● Exercise
Exactly the lines from the start of the data below through the line that contains "const calloutPath = 'path://M5,0" are to be copied, with pictures left out.

● Dataset extract
────────────────────

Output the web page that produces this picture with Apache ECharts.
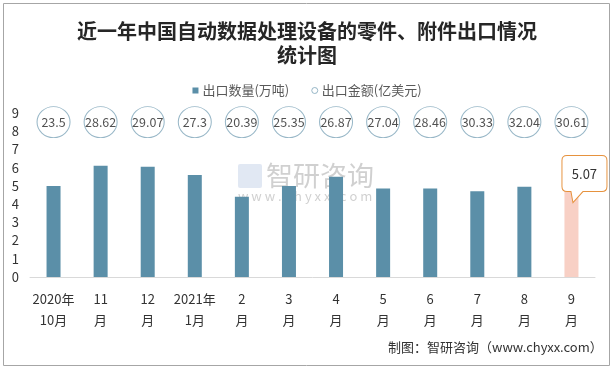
<!DOCTYPE html>
<html>
<head>
<meta charset="utf-8">
<script src="https://cdn.jsdelivr.net/npm/echarts@6/dist/echarts.min.js"></script>
<style>html,body{margin:0;padding:0;background:#fff}#c{width:614px;height:369px}</style>
</head>
<body>
<div id="c"></div>
<script>
const categories = ['2020年\n10月','11\n月','12\n月','2021年\n1月','2\n月','3\n月','4\n月','5\n月','6\n月','7\n月','8\n月','9\n月'];
const quantity = [5.0, 6.1, 6.05, 5.6, 4.4, 5.0, 5.5, 4.85, 4.85, 4.7, 4.95, 5.07];
const amount = [23.5, 28.62, 29.07, 27.3, 20.39, 25.35, 26.87, 27.04, 28.46, 30.33, 32.04, 30.61];
const yTicks = [0,1,2,3,4,5,6,7,8,9];
const circleRow = 8.5;

const FONT = '"Noto Sans CJK SC", "Microsoft YaHei", sans-serif';
const chart = echarts.init(document.getElementById('c'));
const last = quantity.length - 1;
const calloutPath = 'path://M5,0 H40 Q45,0 45,5 V31 Q45,36 40,36 H21 L11,47 L9,36 H5 Q0,36 0,31 V5 Q0,0 5,0 Z';

chart.setOption({
  backgroundColor: '#fff',
  animation: false,
  textStyle: { fontFamily: FONT },
  title: {
    text: '近一年中国自动数据处理设备的零件、附件出口情况\n统计图',
    left: 'center',
    top: 14,
    textStyle: { fontSize: 20, fontWeight: 'bold', color: '#262626', lineHeight: 24, fontFamily: FONT }
  },
  legend: {
    top: 79,
    left: 'center',
    itemWidth: 6,
    itemHeight: 6,
    itemGap: 22,
    textStyle: { fontSize: 13, color: '#595959', padding: [0, 0, 0, -1] },
    data: [
      { name: '出口数量(万吨)', icon: 'rect' },
      { name: '出口金额(亿美元)', icon: 'circle', itemStyle: { color: '#fff', borderColor: '#7ea5b9', borderWidth: 1 } }
    ]
  },
  grid: { left: 30, right: 19, top: 113, bottom: 92 },
  xAxis: {
    type: 'category',
    data: categories,
    axisLine: { lineStyle: { color: '#d9d9d9' } },
    axisTick: { show: false },
    axisLabel: { fontSize: 13, color: '#333', lineHeight: 21, margin: 12, interval: 0 }
  },
  yAxis: {
    type: 'value',
    min: 0, max: 9, interval: 1,
    axisLine: { show: false },
    axisTick: { show: false },
    splitLine: { show: false },
    axisLabel: { fontSize: 13, color: '#333', margin: 11, formatter: v => yTicks.includes(v) ? String(v) : '' }
  },
  graphic: [
    { type: 'rect', shape: { x: 3.5, y: 3.5, width: 606, height: 362 }, style: { fill: 'none', stroke: '#a6a6a6', lineWidth: 1 }, z: -10, silent: true },
    { type: 'text', left: 266, top: 162, z: -5, silent: true, style: { text: '智研咨询', font: '27px ' + FONT, fill: 'rgba(150,150,150,0.45)' } },
    { type: 'text', left: 238, top: 190, z: -5, silent: true, style: { text: 'w w w . c h y x x . c o m', font: '13px ' + FONT, fill: 'rgba(150,150,150,0.45)' } },
    { type: 'rect', shape: { x: 238, y: 164, width: 24, height: 24, r: 2 }, z: -5, silent: true, style: { fill: 'rgba(170,190,220,0.35)' } },
    { type: 'text', left: 388, top: 341, style: { text: '制图：智研咨询（www.chyxx.com）', font: '13px ' + FONT, fill: '#333' } }
  ],
  series: [
    {
      name: '出口数量(万吨)',
      type: 'bar',
      barWidth: 14,
      itemStyle: { color: '#5b8fa8' },
      data: quantity.map((v, i) => i === last ? { value: v, itemStyle: { color: '#f8d0c5' } } : v),
      markPoint: {
        symbol: calloutPath,
        symbolSize: [45, 47],
        symbolOffset: [13, -5.5],
        itemStyle: { color: '#fff', borderColor: '#e6923e', borderWidth: 1 },
        label: { show: true, position: 'inside', offset: [0, -5.5], fontSize: 13, color: '#333', formatter: p => String(p.value) },
        data: [{ coord: [last, quantity[last]], value: quantity[last] }]
      }
    },
    {
      name: '出口金额(亿美元)',
      type: 'scatter',
      symbol: 'circle',
      symbolSize: [33, 31],
      itemStyle: { color: '#fff', borderColor: '#7ea5b9', borderWidth: 1 },
      label: { show: true, position: 'inside', fontSize: 12.5, color: '#262626', formatter: p => String(p.value[2]) },
      data: amount.map((v, i) => [i, circleRow, v]),
      z: 3
    }
  ]
});
</script>
</body>
</html>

────────────────────

● Answer
Output the web page that produces this picture with Apache ECharts.
<!DOCTYPE html>
<html>
<head>
<meta charset="utf-8">
<script src="https://cdn.jsdelivr.net/npm/echarts@6/dist/echarts.min.js"></script>
<style>html,body{margin:0;padding:0;background:#fff}#c{width:614px;height:369px}</style>
</head>
<body>
<div id="c"></div>
<script>
const categories = ['2020年\n10月','11\n月','12\n月','2021年\n1月','2\n月','3\n月','4\n月','5\n月','6\n月','7\n月','8\n月','9\n月'];
const quantity = [5.0, 6.1, 6.05, 5.6, 4.4, 5.0, 5.5, 4.85, 4.85, 4.7, 4.95, 5.07];
const amount = [23.5, 28.62, 29.07, 27.3, 20.39, 25.35, 26.87, 27.04, 28.46, 30.33, 32.04, 30.61];
const yTicks = [0,1,2,3,4,5,6,7,8,9];
const circleRow = 8.5;

const FONT = '"Noto Sans CJK SC", "Microsoft YaHei", sans-serif';
const chart = echarts.init(document.getElementById('c'));
const last = quantity.length - 1;
const calloutPath = 'path://M5,0 H40 Q45,0 45,5 V31 Q45,36 40,36 H21 L11,47 L9,36 H5 Q0,36 0,31 V5 Q0,0 5,0 Z';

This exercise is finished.